01 Nov Motorbäbe’s Rachel Enyeart Reclaims Her Metalhead Destiny
If Rachel Enyeart’s life were a movie, it might be called Metalhead, Interrupted. The San Clemente, California, bass player and lead vocalist for Motorbäbe — a hellraising, all-woman Motörhead tribute band — has had more than a few life-changing pauses that sidetracked her music career.
The first was at age 14. Metallica-loving Enyeart had just started playing her mom’s Ibanez guitar when she found out she was pregnant with her first child.
“I was a teenage mom,” she says, with a laugh. It’s late September when I finally wrangled Enyeart for a Zoom interview, between work, music, and getting tattooed by one of her adult daughters, Chelstine, an artist at 454 Studios in Encinitas. She’s in good spirits, ahead of October’s mini tour with Motorbäbe up and down the West Coast. “When I had my son I gave up the whole music dream of being a rock n’ roll star for a very long time.”
But the made-for-screen, real-life story of Rachel Enyeart is also one of perseverance and intuition, like Where the Heart Is. Whenever the mom of five — and grandmother of seven — trusts her gut, the universe opens its arms a little wider.
One day in 2011, after a 20-year playing hiatus, Enyeart got so sick of simply being a musician’s girlfriend on the sidelines that she just announced her intention, at age 34, to start her first band. After recruiting her friend Elizabeth “Liz” Borg to sing lead vocals, and a couple of guys to play other instruments, Enyeart formed the rock band Chica Diabla.

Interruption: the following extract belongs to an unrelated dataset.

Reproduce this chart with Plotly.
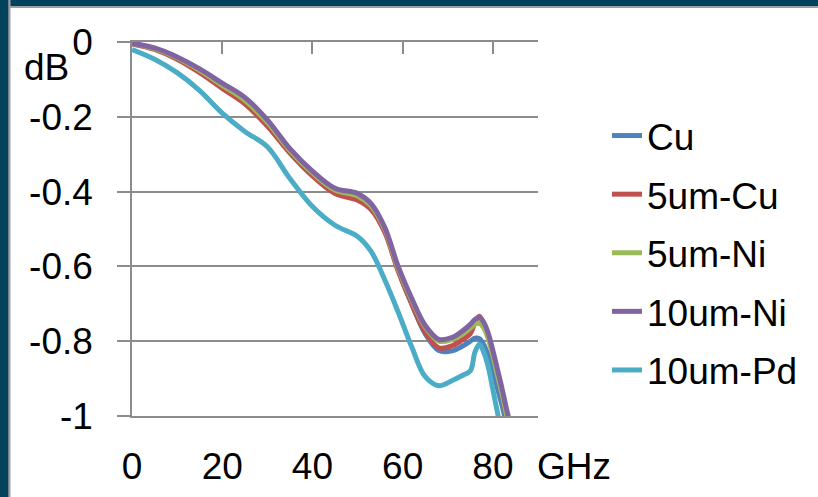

Original song melodies and lyrics just flowed out of Enyeart and soon, radio stations and bigger bands like Nashville Pussy took notice.
“Like, that’s my hero, my fucking hero,” Enyeart says of Nashville Pussy’s lead singer Blaine Cartwright. “I actually did a radio interview last week with a guy from the East Coast, and he knows Blaine, and he said, ‘I actually have the Chica Diabla album and I’ve had it for years — Blaine Cartwright told me I needed to buy it because he said you guys were great. I was like, ‘oh my God!’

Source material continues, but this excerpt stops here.